Arthur Benjamin calls himself a mathemagician. His mathematical tricks are truly fascinating, and you can experience them for yourself through various videos. He has done a couple of TED talks, including this one.
More recently, he stopped by Huffington Post to give a peek into some of the tricks in his new book The Magic of Math.
As I watched his “explanation” of how he squares the numbers, I was not completely satisfied. Sure, it’s cool that a magician revealed his secret, but I wanted to know the why and not just the how. So, I used a little algebra.
Arthur started his explanation with the number 12. He went down to an easy number, 10. Since he had to go down 2 to get from 12 to 10, he then went up 2 to go from 12 to 14. He multiplied 10 and 14. Then, he added the square of the amount he had to go up and down. So, that’s 4. The result was the answer. He next did the process with 97. Sure enough, it worked! But, how? And does it work with any real number?
I did a little algebra and now see the why, and it does work with any real number.

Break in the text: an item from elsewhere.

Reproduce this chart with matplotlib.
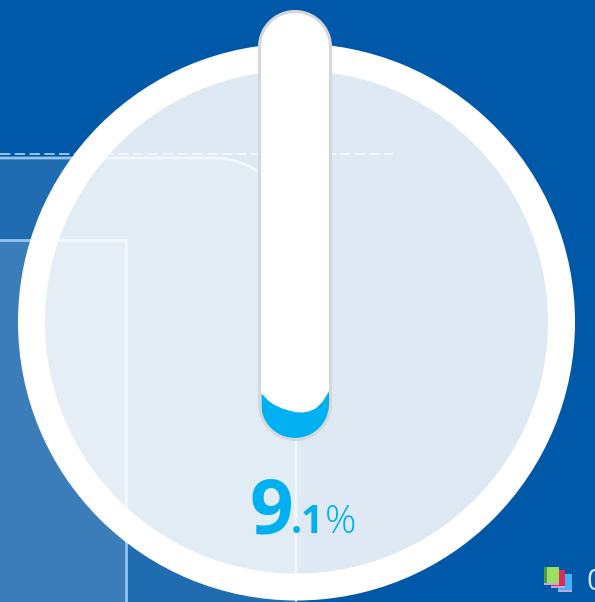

Let x = the number you are squaring. Let n = amount you have to go up and down from x. You multiply (x + n) and (x – n). Many of you likely recognize the difference of squares. x^2 – n^2. Now, he added the square of that difference or n^2. Well, this gives us x^2 – n^2 + n^2 = x^2. This is exactly what we are trying to find!
Often, these mathematical parlor tricks can be seen with some variables and a little bit of algebra. I hope that I didn’t disappoint anyone by revealing the secret, but I am not a magician and figure it is okay.